WHAT YOU NEED TO DO: Report how many lines in the records hold the string "chart"; give the number and nothing else.

SOURCE RECORDS:
-=-=-

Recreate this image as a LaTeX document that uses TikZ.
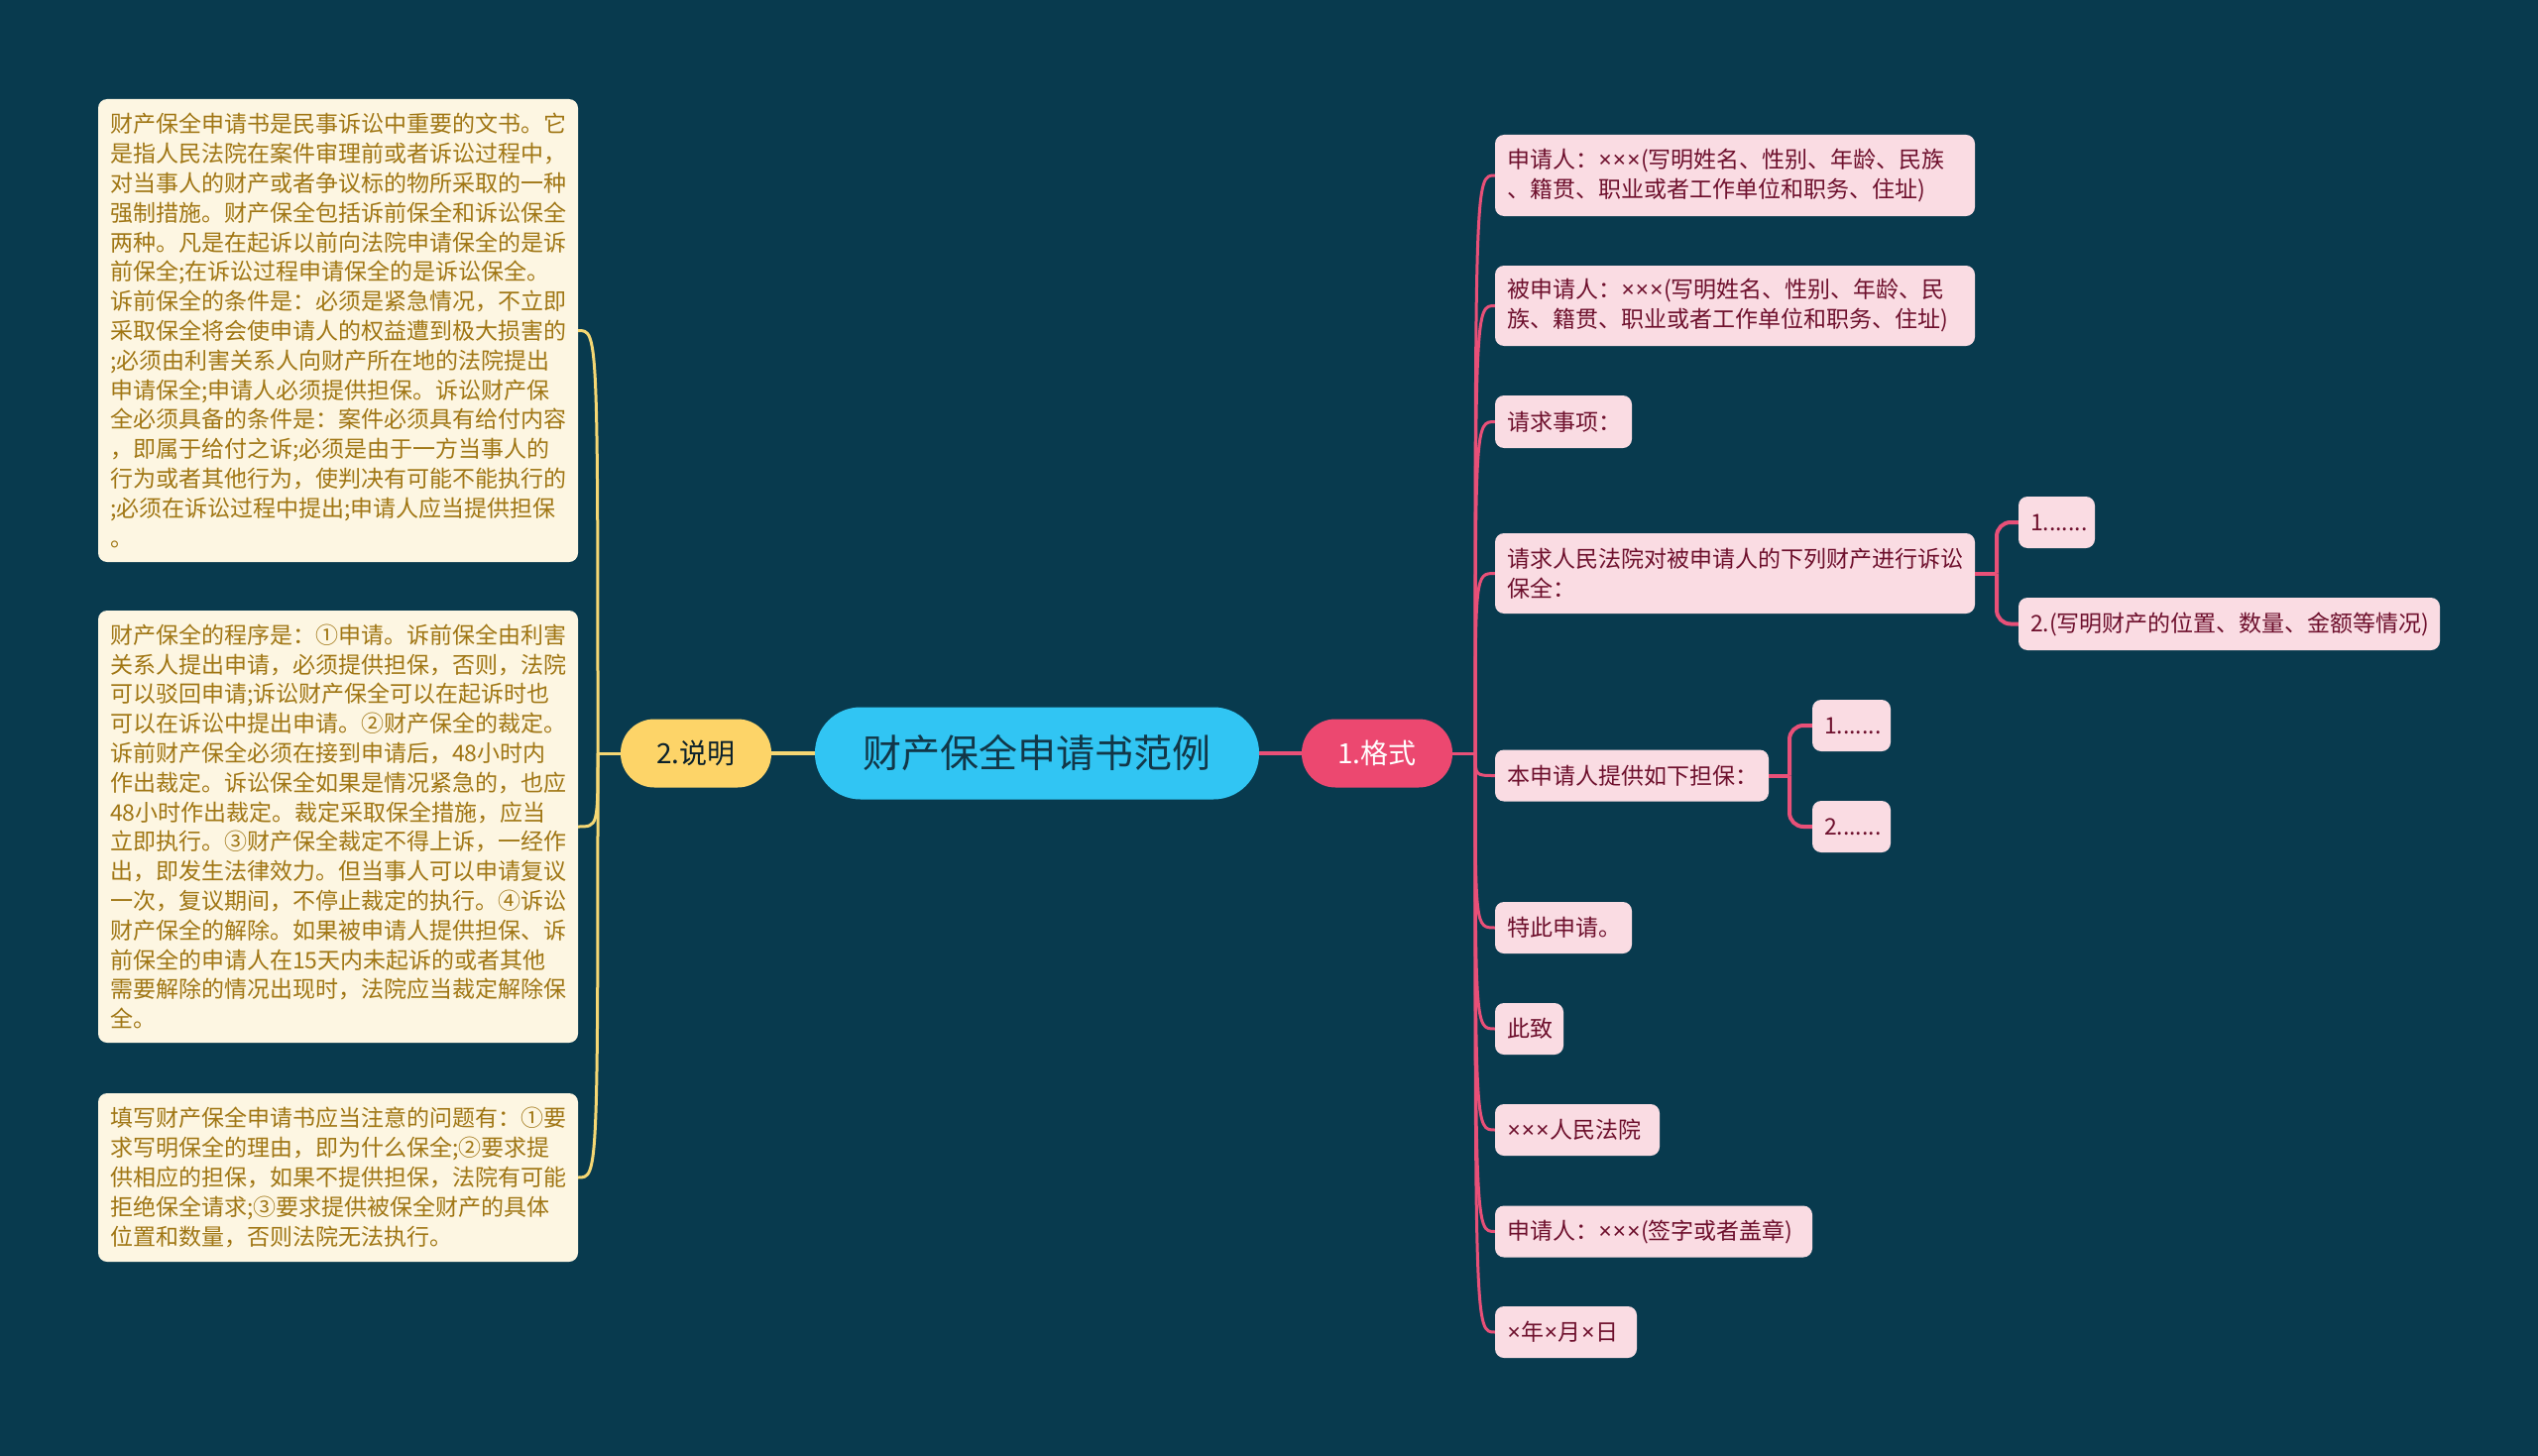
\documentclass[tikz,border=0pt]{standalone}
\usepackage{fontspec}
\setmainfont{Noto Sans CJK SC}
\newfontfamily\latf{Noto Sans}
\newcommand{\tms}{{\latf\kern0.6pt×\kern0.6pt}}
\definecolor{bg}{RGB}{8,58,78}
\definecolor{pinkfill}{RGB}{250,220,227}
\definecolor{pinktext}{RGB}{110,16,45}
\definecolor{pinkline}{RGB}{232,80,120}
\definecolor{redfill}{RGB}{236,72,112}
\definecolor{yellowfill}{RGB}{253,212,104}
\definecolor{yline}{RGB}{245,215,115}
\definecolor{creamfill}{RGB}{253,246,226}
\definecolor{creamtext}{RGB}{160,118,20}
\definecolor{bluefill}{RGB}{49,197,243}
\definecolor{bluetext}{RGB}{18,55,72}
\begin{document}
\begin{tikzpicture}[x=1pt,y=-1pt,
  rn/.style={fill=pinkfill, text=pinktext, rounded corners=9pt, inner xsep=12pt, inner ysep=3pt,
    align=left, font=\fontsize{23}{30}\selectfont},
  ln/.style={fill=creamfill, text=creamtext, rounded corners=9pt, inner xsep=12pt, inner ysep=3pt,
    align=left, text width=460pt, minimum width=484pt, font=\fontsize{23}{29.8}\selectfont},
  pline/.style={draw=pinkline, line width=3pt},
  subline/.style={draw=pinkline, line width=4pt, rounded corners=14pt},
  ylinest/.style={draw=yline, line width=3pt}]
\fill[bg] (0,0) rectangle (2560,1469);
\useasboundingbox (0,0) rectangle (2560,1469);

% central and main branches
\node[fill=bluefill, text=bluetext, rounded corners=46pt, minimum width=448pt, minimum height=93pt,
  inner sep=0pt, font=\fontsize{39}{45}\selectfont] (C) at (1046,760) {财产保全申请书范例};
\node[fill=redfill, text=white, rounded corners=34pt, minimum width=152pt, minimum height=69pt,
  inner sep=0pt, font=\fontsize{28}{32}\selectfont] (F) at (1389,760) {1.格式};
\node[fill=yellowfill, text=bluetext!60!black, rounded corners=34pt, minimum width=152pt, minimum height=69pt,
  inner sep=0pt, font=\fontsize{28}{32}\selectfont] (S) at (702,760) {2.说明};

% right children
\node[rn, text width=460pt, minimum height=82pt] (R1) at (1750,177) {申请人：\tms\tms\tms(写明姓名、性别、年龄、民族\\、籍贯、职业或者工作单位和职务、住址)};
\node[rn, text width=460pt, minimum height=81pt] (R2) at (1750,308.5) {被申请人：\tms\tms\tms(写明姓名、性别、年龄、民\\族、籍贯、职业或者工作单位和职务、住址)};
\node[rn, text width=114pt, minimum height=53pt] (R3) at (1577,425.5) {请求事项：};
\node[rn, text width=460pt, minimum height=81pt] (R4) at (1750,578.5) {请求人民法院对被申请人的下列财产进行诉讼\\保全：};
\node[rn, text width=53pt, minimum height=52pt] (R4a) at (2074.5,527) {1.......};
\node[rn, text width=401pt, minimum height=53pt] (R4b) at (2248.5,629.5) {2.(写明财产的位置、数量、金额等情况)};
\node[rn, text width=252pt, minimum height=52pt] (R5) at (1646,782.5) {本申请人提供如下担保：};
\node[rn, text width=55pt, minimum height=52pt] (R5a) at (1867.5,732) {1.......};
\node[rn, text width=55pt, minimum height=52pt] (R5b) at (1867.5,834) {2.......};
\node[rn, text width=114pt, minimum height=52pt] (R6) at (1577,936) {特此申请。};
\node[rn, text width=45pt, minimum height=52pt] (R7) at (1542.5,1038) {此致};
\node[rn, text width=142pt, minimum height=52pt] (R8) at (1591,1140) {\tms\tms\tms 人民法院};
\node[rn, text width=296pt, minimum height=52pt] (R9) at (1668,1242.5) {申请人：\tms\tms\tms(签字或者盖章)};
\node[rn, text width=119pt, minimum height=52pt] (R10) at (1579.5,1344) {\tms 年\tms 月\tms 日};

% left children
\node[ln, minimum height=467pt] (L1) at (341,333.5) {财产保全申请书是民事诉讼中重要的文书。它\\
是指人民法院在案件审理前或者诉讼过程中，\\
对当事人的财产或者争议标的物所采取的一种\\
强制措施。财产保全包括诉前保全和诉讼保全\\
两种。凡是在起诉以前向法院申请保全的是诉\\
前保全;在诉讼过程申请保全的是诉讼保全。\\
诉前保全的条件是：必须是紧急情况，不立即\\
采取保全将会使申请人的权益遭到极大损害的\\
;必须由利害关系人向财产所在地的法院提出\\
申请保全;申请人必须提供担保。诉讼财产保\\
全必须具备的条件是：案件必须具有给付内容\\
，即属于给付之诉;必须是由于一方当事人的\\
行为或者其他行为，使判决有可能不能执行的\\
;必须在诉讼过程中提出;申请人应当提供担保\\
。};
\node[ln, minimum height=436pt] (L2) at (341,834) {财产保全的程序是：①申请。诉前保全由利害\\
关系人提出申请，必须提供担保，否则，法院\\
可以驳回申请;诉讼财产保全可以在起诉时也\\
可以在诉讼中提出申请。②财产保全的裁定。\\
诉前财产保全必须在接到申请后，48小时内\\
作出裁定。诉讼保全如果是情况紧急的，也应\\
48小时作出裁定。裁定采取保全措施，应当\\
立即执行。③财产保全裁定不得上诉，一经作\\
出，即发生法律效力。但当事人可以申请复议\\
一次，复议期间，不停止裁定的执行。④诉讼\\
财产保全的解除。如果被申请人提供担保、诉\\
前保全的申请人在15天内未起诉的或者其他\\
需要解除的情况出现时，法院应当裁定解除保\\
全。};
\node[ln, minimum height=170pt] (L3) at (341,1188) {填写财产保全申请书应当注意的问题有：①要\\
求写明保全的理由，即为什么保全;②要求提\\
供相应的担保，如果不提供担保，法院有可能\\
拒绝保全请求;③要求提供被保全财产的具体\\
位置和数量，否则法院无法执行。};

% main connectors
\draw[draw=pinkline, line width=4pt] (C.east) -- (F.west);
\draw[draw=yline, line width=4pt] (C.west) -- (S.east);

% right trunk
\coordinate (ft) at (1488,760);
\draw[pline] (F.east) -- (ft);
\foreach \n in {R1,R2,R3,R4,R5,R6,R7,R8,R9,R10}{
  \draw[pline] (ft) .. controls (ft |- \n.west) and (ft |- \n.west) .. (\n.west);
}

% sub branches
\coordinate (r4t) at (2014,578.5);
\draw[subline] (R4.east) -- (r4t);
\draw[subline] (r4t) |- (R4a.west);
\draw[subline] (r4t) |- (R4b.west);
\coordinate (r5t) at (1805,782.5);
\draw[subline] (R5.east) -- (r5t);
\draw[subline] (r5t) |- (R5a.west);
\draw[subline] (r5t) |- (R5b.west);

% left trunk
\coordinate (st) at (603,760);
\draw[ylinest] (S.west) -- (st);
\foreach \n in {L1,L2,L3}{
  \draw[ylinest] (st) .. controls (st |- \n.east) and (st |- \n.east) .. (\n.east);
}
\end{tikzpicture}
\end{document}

-=-=-

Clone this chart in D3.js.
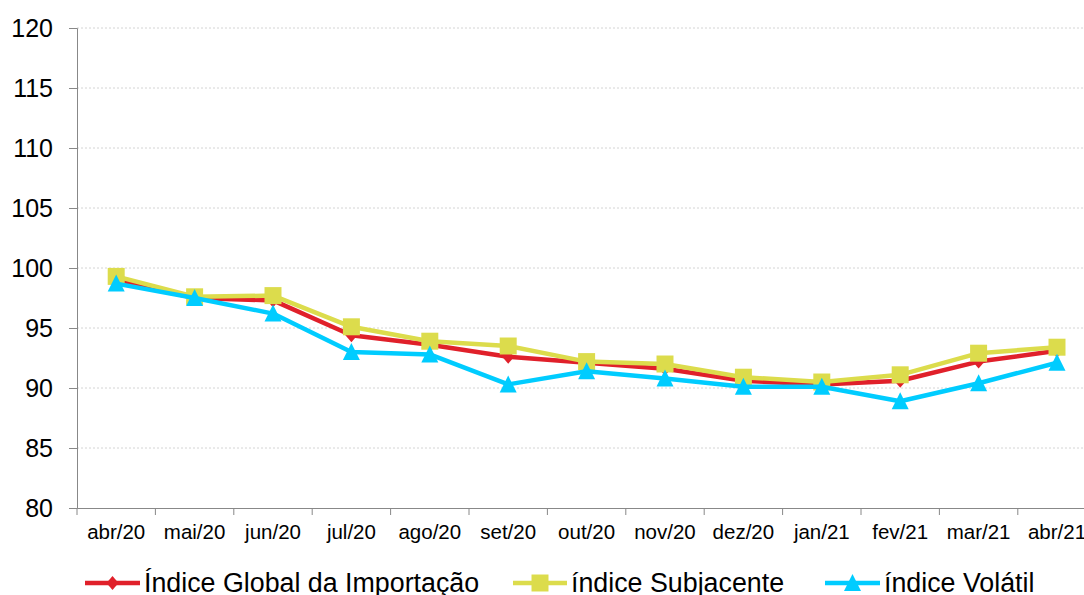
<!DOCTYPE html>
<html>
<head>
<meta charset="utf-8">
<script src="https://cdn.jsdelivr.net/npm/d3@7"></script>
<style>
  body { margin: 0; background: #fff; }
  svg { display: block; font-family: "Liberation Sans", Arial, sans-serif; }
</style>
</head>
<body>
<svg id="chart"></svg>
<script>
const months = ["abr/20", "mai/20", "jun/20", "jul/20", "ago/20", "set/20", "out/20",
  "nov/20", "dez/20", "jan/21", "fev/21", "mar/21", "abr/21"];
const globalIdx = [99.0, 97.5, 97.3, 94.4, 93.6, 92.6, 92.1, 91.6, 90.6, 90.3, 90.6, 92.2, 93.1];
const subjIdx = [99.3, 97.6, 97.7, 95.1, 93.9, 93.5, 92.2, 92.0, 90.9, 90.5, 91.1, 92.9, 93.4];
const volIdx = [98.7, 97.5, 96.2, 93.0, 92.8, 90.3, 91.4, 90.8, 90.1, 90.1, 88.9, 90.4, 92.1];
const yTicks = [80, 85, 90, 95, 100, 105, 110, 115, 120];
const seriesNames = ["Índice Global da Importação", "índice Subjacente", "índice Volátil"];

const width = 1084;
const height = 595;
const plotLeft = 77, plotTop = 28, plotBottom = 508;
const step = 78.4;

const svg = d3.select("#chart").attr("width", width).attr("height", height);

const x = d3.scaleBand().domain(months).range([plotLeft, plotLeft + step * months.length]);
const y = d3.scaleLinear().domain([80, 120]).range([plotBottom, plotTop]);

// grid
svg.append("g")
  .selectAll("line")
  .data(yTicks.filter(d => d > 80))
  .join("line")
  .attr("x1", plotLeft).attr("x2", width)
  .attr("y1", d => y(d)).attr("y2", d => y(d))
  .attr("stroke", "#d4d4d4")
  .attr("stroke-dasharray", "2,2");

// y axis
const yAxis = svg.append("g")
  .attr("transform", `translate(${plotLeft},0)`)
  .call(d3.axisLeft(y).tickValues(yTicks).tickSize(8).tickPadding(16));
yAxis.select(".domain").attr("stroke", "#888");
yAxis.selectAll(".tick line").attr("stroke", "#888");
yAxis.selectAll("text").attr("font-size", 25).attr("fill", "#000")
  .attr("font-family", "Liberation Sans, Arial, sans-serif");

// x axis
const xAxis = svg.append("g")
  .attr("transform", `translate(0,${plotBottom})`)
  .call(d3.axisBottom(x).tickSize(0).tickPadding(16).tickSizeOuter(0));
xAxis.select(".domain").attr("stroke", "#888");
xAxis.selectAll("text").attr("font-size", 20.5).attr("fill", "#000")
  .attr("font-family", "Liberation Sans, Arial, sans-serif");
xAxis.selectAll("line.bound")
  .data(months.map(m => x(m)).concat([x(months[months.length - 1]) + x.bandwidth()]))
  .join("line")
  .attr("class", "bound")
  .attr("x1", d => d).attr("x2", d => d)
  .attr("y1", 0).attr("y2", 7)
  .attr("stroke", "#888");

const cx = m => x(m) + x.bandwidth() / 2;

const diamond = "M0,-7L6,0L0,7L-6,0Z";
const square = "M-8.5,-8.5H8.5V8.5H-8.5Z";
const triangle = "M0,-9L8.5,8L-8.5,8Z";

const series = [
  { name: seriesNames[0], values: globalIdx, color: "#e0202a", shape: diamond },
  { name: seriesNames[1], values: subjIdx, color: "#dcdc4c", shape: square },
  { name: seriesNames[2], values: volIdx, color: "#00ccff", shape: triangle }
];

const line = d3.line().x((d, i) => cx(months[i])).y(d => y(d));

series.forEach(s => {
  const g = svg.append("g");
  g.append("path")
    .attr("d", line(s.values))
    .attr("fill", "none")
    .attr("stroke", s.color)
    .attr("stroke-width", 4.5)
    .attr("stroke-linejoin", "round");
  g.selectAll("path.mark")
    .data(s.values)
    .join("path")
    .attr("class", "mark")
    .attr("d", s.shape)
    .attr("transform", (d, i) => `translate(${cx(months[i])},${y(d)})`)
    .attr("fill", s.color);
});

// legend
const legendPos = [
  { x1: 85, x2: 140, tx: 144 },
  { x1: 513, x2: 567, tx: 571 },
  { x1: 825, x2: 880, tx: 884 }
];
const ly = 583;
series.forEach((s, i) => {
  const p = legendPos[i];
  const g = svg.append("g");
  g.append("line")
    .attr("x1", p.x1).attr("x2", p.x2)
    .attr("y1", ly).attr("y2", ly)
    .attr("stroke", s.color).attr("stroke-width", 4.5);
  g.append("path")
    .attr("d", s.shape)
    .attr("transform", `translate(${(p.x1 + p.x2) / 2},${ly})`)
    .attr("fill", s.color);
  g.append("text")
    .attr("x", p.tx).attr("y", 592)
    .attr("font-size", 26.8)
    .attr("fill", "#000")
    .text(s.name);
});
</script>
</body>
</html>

-=-=-

SOLUTION TO THIS PROBLEM: 3